Soulava and mwali are not to be imagined as pure jewellery: they could get so big to be impossible to wear…Some soulava are few metres long! And they could not be given away so easily: soulava are to be gifted circling the ring in clockwise direction, whereas the gifting of mwali is supposed to happen while moving counter clockwise.

More than that, artefacts belonging to a category could only be exchanged for objects from the other one: a necklace for an armband, and vice-versa. The vay’gua would then remain on the same island, owned by the same family, for years, but sooner or later, after many kula rings, one could end up receiving as a gift the vay’gua he had given away decades before.
Folkloristic oddity, one would think? Mh. The kula ring has many hidden aspects that could explain the culture of the Trobriand Island populations, and that Malinoski was eager to analyse.
Gift and trade
First of all, the exchange of kula valuables is always accompanied by the trade of other non-ritual items known as gimwali (meaning “barter”). This ritual exchange aimed to reinforce the collaborative relationship that linked people from faraway lands by involving them in economic activities. We talk about money, but we do so because we respect a “sacred” ritual. The vay’gua, Malinowski observed, were a symbolic resource that enabled people to access the market.

In or out
Secondly, one significant aspect of the kula ring is the access to the “ring” itself. Not everyone could set sail on the circle: the terms of participation varied from region to region, but everywhere it was a matter of power. In the Trobriand Islands the right to participate was monopolized by the chiefs, whereas, in less hierarchical areas, one would have to “buy” one’s way into it by participating in various lesser exchanges to prove to have money and be “a generous giver”.
Power and legacy
This giver-receiver relationship is always asymmetrical, indeed: givers have always been higher in status! Therefore, if entering the circle is already challenging, improving one’s status requires social position, resilience, wealth, family history (as old vay’gua are more valuable than new ones), and good public relations abilities, as managers would say today.
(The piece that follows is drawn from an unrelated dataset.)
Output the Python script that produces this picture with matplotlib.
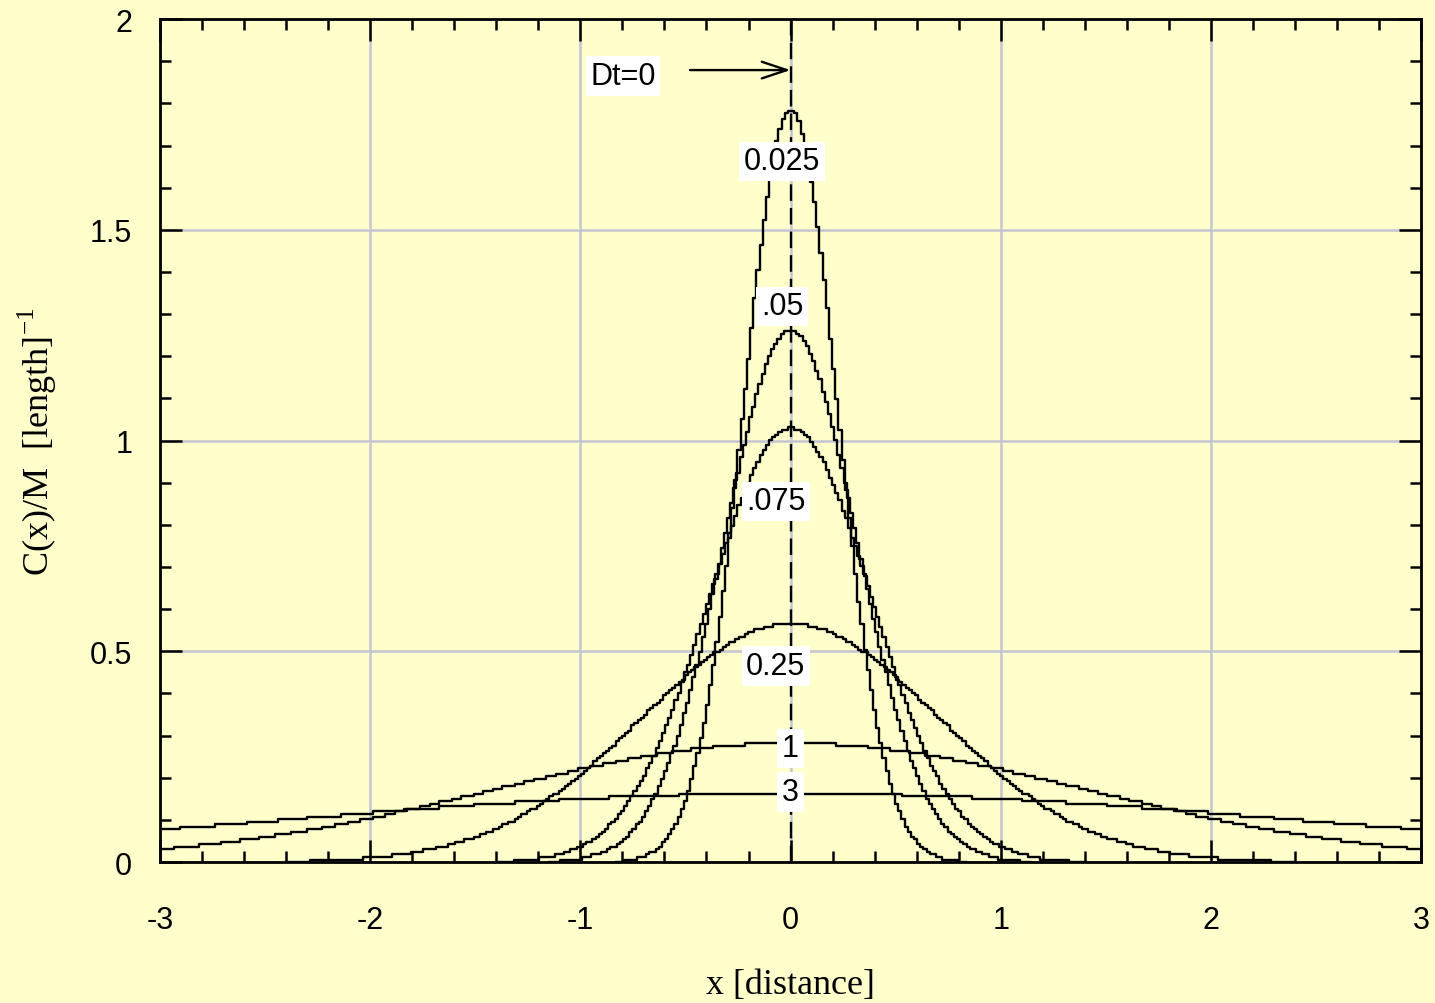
import numpy as np
import matplotlib
matplotlib.use('Agg')
import matplotlib.pyplot as plt
from matplotlib.ticker import MultipleLocator

plt.rcParams['axes.unicode_minus'] = False
plt.rcParams['mathtext.fontset'] = 'custom'
plt.rcParams['mathtext.rm'] = 'Liberation Serif'

# --- Data: Dt values of the diffusion profiles, their plotted half-widths and label spots ---
dt_values = [0.025, 0.05, 0.075, 0.25, 1.0, 3.0]
half_widths = [0.83, 1.15, 1.40, 2.40, 3.0, 3.0]
label_texts = ['0.025', '.05', '.075', '0.25', '1', '3']
label_x = [-0.04, -0.04, -0.07, -0.07, 0.0, 0.0]
label_y = [1.663, 1.319, 0.856, 0.465, 0.270, 0.166]

x_ticks = [-3, -2, -1, 0, 1, 2, 3]
y_ticks = [0, 0.5, 1, 1.5, 2]
y_tick_labels = ['0', '0.5', '1', '1.5', '2']

bg = '#ffffcc'
sans = 'Liberation Sans'
serif = 'Liberation Serif'
fs = 22

# plotting resolution (gives the stair-stepped look of the curves)
dx = 0.015
dq = 0.006


def profile(dt, half):
    # point source solution C(x)/M = exp(-x^2 / 4Dt) / sqrt(4 pi Dt)
    x = np.arange(-half, half + dx / 2, dx)
    c = np.exp(-x ** 2 / (4 * dt)) / np.sqrt(4 * np.pi * dt)
    return x, np.round(c / dq) * dq


fig = plt.figure(figsize=(14.35, 10.04), dpi=100, facecolor=bg)
ax = fig.add_axes([0.1115, 0.1404, 0.8788, 0.8396], facecolor=bg)

for dt, half in zip(dt_values, half_widths):
    x, c = profile(dt, half)
    ax.plot(x, c, color='black', lw=1.7, drawstyle='steps-mid', zorder=3)

# Dt = 0 : the initial spike at the origin
ax.plot([0, 0], [0, 2], color='black', lw=1.7, linestyle=(0, (7, 3)), zorder=3)

box = dict(boxstyle='square,pad=0.15', fc='white', ec='none')
for t, lx, ly in zip(label_texts, label_x, label_y):
    ax.text(lx, ly, t, fontsize=fs, family=sans, ha='center', va='center',
            bbox=box, zorder=5)

ax.text(-0.797, 1.865, 'Dt=0', fontsize=fs, family=sans, ha='center', va='center',
        bbox=box, zorder=5)
ax.annotate('', xy=(0, 1.879), xytext=(-0.478, 1.879),
            arrowprops=dict(arrowstyle='->,head_length=0.9,head_width=0.3',
                            color='black', lw=1.7, mutation_scale=20,
                            shrinkA=0, shrinkB=0), zorder=5)

ax.set_xlim(-3, 3)
ax.set_ylim(0, 2)
ax.set_xticks(x_ticks)
ax.set_xticklabels([str(v) for v in x_ticks])
ax.set_yticks(y_ticks)
ax.set_yticklabels(y_tick_labels)
ax.xaxis.set_minor_locator(MultipleLocator(0.2))
ax.yaxis.set_minor_locator(MultipleLocator(0.1))

ax.tick_params(which='both', direction='in', top=True, right=True,
               color='black', width=1.8)
ax.tick_params(which='major', length=16)
ax.tick_params(which='minor', length=8)
ax.tick_params(axis='x', which='major', pad=31, labelsize=fs)
ax.tick_params(axis='y', which='major', pad=20, labelsize=fs)
for lab in ax.get_xticklabels() + ax.get_yticklabels():
    lab.set_family(sans)

for s in ax.spines.values():
    s.set_linewidth(2)
    s.set_zorder(6)

ax.grid(True, which='major', color='#c4c4d0', lw=1.8, zorder=1)
ax.set_axisbelow(True)

ax.set_xlabel('x [distance]', fontsize=26, family=serif)
ax.set_ylabel(r'C(x)/M  [length]$^{\mathregular{-1}}$', fontsize=26, family=serif)
ax.xaxis.set_label_coords(0.5, -0.126)
ax.yaxis.set_label_coords(-0.08, 0.5)

fig.savefig('out.png', dpi=100, facecolor=bg)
This kula system can be viewed not only as reinforcing social relationships, as said before, but also as reinforcing status and authority distinctions. Remember that it is the hereditary chiefs that own the most important and valuable shell compositions , and they are always the ones who take on the responsibility for organizing the future ocean voyages. A very foreseeable result of the dynamic of the kula Ring is the fact that only a few people own the majority of the valuable objects. Doesn’t it look like our world?
The keda
Objects and artefacts are then infused with material and practical implications, but we cannot forget that they are also designed to be ritual elements in the exchange ring. As such, they deserve special treatment by the people of the archipelago, who developed a word, keda, to indicate the journey these objects go through since they enter the kula.

The term keda has also entered their vocabulary to refer to the relationships that connect people and communities involved in the kula, so somehow it refers at the same time to the vay’gua and to the interconnections created among people thanks to the exchange. Thus, a good keda refers to a group of people, living on distant islands, capable of maintaining long lasting exchange associations.
People and objects
During his long stay among the people of the Trobriand Islands, Malinowski had the incredible privilege to observe the link that can exist between man and geography, sacred world and economic needs, and to describe it to us. All this in his white dresses and with a very stiff haircut (have a look at the photos, it all seems to come out from an adventure book).

After him, fieldwork has always been the basis of any ethnographic or anthropological research: goodbye scheduled interviews, welcome everyday interactions. To quote Malinowski himself, the goal of the anthropologist is:
“to grasp the native’s point of view, his relation to life to realize his vision of his world.”
One needs to go and get to know the people, “getting off the verandah”.